テーマ:社会福祉
1月20日(日)に放送されたNHKスペシャル『終の住処はどこに 老人漂流社会』を見ました。
この番組は、介護をする人がいないため自宅では暮らせなくなった老人が介護施設に入居できず、ショートステイをほぼ1ヶ月単位で「漂流」する問題を取り上げたものです。このようなことが起こってしまう直接の原因は番組でも言及されていたように、低所得者でも入居できる特別養護老人ホームが不足していることです。

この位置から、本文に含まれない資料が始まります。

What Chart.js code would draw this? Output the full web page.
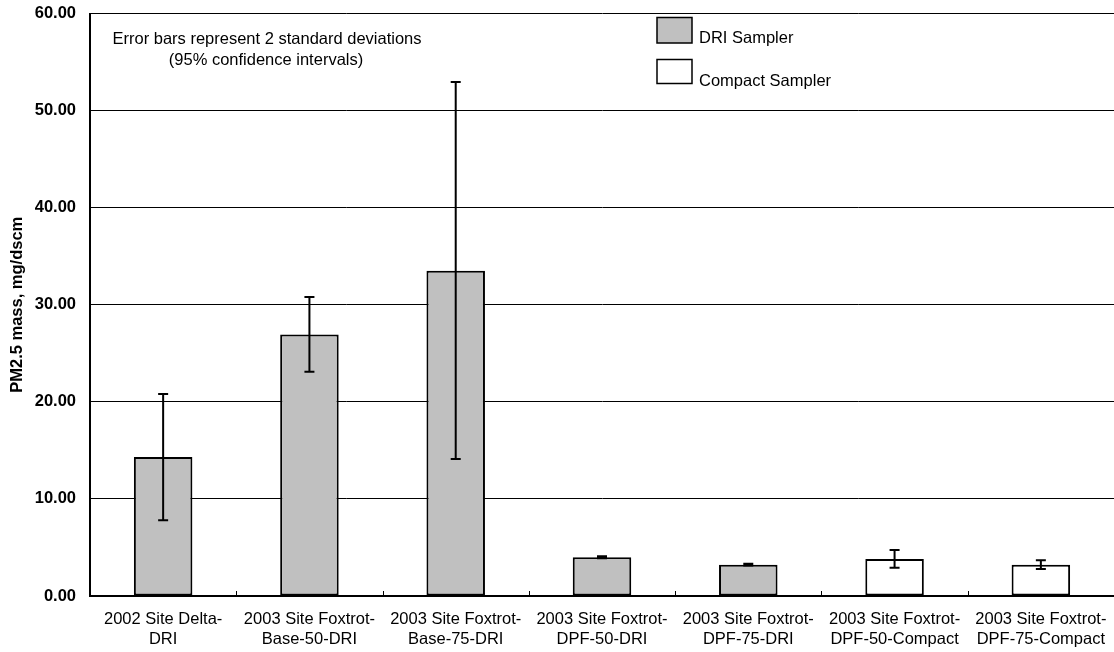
<!DOCTYPE html>
<html>
<head>
<meta charset="utf-8">
<script src="https://cdn.jsdelivr.net/npm/chart.js@4.4.1/dist/chart.umd.min.js"></script>
<style>
  html, body { margin: 0; padding: 0; background: #ffffff; }
  #wrap { width: 1114px; height: 652px; }
</style>
</head>
<body>
<div id="wrap"><canvas id="chart" width="1114" height="652"></canvas></div>
<script>
// Sampling runs (two-line category labels)
const categories = [
  ["2002 Site Delta-", "DRI"],
  ["2003 Site Foxtrot-", "Base-50-DRI"],
  ["2003 Site Foxtrot-", "Base-75-DRI"],
  ["2003 Site Foxtrot-", "DPF-50-DRI"],
  ["2003 Site Foxtrot-", "DPF-75-DRI"],
  ["2003 Site Foxtrot-", "DPF-50-Compact"],
  ["2003 Site Foxtrot-", "DPF-75-Compact"]
];

// Mean PM2.5 mass (mg/dscm) per sampler
const driMass     = [14.33, 26.94, 33.50, 3.99, 3.23, null, null];
const compactMass = [null, null, null, null, null, 3.81, 3.23];

// Error bar limits (mean +/- 2 standard deviations)
const errLow  = [7.80, 23.10, 14.10, 3.90, 3.13, 2.92, 2.78];
const errHigh = [20.80, 30.80, 52.95, 4.09, 3.33, 4.74, 3.68];

// Value axis ticks
const yTicks = [0, 10, 20, 30, 40, 50, 60];

const noteLines = [
  "Error bars represent 2 standard deviations",
  "(95% confidence intervals)"
];

const FONT = "'Liberation Sans', Arial, sans-serif";

// Whiskers drawn from errLow / errHigh through the value scale
const errorBarPlugin = {
  id: "errorBars",
  afterDatasetsDraw(chart) {
    const ctx = chart.ctx;
    const y = chart.scales.y;
    const x = chart.scales.x;
    ctx.save();
    ctx.strokeStyle = "#000000";
    ctx.lineWidth = 2;
    for (let i = 0; i < categories.length; i++) {
      const px = x.getPixelForValue(i);
      const yl = y.getPixelForValue(errLow[i]);
      const yh = y.getPixelForValue(errHigh[i]);
      const cap = 5;
      ctx.beginPath();
      ctx.moveTo(px, yl); ctx.lineTo(px, yh);
      ctx.moveTo(px - cap, yl); ctx.lineTo(px + cap, yl);
      ctx.moveTo(px - cap, yh); ctx.lineTo(px + cap, yh);
      ctx.stroke();
    }
    ctx.restore();
  }
};

// Category separator ticks on the bottom axis, legend and note text
const decorPlugin = {
  id: "decor",
  afterDraw(chart) {
    const ctx = chart.ctx;
    const x = chart.scales.x;
    const area = chart.chartArea;
    ctx.save();
    // separator ticks pointing into the plot
    ctx.strokeStyle = "#000000";
    ctx.lineWidth = 1;
    for (let i = 1; i < categories.length; i++) {
      const bx = Math.round((x.getPixelForValue(i) + x.getPixelForValue(i - 1)) / 2) + 0.5;
      ctx.beginPath();
      ctx.moveTo(bx, area.bottom);
      ctx.lineTo(bx, area.bottom - 5);
      ctx.stroke();
    }

    // legend
    const items = chart.data.datasets;
    const boxX = 657, boxW = 35;
    const boxY = [17.5, 59.5], boxH = [25.5, 24];
    const textY = [38.5, 81.5];
    ctx.font = "16.5px " + FONT;
    ctx.textBaseline = "middle";
    ctx.textAlign = "left";
    items.forEach((ds, k) => {
      ctx.fillStyle = ds.backgroundColor;
      ctx.fillRect(boxX, boxY[k], boxW, boxH[k]);
      ctx.strokeStyle = "#000000";
      ctx.lineWidth = 1.5;
      ctx.strokeRect(boxX, boxY[k], boxW, boxH[k]);
      ctx.fillStyle = "#000000";
      ctx.fillText(ds.label, 699, textY[k]);
    });

    // note
    ctx.textAlign = "center";
    ctx.fillText(noteLines[0], 267, 39.5);
    ctx.fillText(noteLines[1], 266, 60);
    ctx.restore();
  }
};

new Chart(document.getElementById("chart"), {
  type: "bar",
  data: {
    labels: categories,
    datasets: [
      {
        label: "DRI Sampler",
        data: driMass,
        backgroundColor: "#c0c0c0",
        borderColor: "#000000",
        borderWidth: 2,
        borderSkipped: false,
        barPercentage: 0.4,
        categoryPercentage: 1.0
      },
      {
        label: "Compact Sampler",
        data: compactMass,
        backgroundColor: "#ffffff",
        borderColor: "#000000",
        borderWidth: 2,
        borderSkipped: false,
        barPercentage: 0.4,
        categoryPercentage: 1.0
      }
    ]
  },
  options: {
    responsive: false,
    devicePixelRatio: 1,
    animation: false,
    layout: { padding: { top: 13.5, right: 0, bottom: 0, left: 0 }, autoPadding: false },
    plugins: {
      legend: { display: false },
      tooltip: { enabled: false }
    },
    scales: {
      x: {
        stacked: true,
        offset: true,
        grid: { display: false, drawTicks: false },
        border: { display: true, color: "#000000", width: 2 },
        ticks: {
          color: "#000000",
          font: { family: FONT, size: 16.5, lineHeight: "20px" },
          padding: 13,
          maxRotation: 0,
          autoSkip: false
        },
        afterFit(scale) {
          scale.height = 56;
          scale.paddingLeft = 0;
          scale.paddingRight = 0;
        }
      },
      y: {
        min: 0,
        max: 60,
        afterBuildTicks(scale) { scale.ticks = yTicks.map(v => ({ value: v })); },
        ticks: {
          color: "#000000",
          font: { family: FONT, size: 16.5, weight: "bold" },
          padding: 14,
          callback: v => Number(v).toFixed(2)
        },
        grid: { color: "#000000", lineWidth: 1, drawTicks: false },
        border: { display: true, color: "#000000", width: 2 },
        title: {
          display: true,
          text: "PM2.5 mass, mg/dscm",
          color: "#000000",
          font: { family: FONT, size: 16.5, weight: "bold" },
          padding: { top: 8, bottom: 0 }
        },
        afterFit(scale) {
          scale.width = 90;
          scale.paddingTop = 0;
          scale.paddingBottom = 0;
        }
      }
    }
  },
  plugins: [errorBarPlugin, decorPlugin]
});
</script>
</body>
</html>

しかし私はより根本的には、介護保険制度が間違っていると思わざるを得ません。もともと介護保険は、「施設から在宅へ」という考えで、在宅介護を中心に設計されています。しかし現行の介護保険は家族が介護することを前提とする制度で、高齢者が介護を受けながら一人暮らしをできるものになっていません。したがって家族の介護がない人は自宅で生活できません。他方、「施設から在宅へ」ということで介護保険上の施設は不足したままです。その結果、有料老人ホームやサービス付高齢者向け住宅といった民間施設を利用できるだけのお金がない人は住むところがなくなってしまいます。私は「施設から在宅へ」という聞こえのいいスローガンを再検討する必要があると思っています。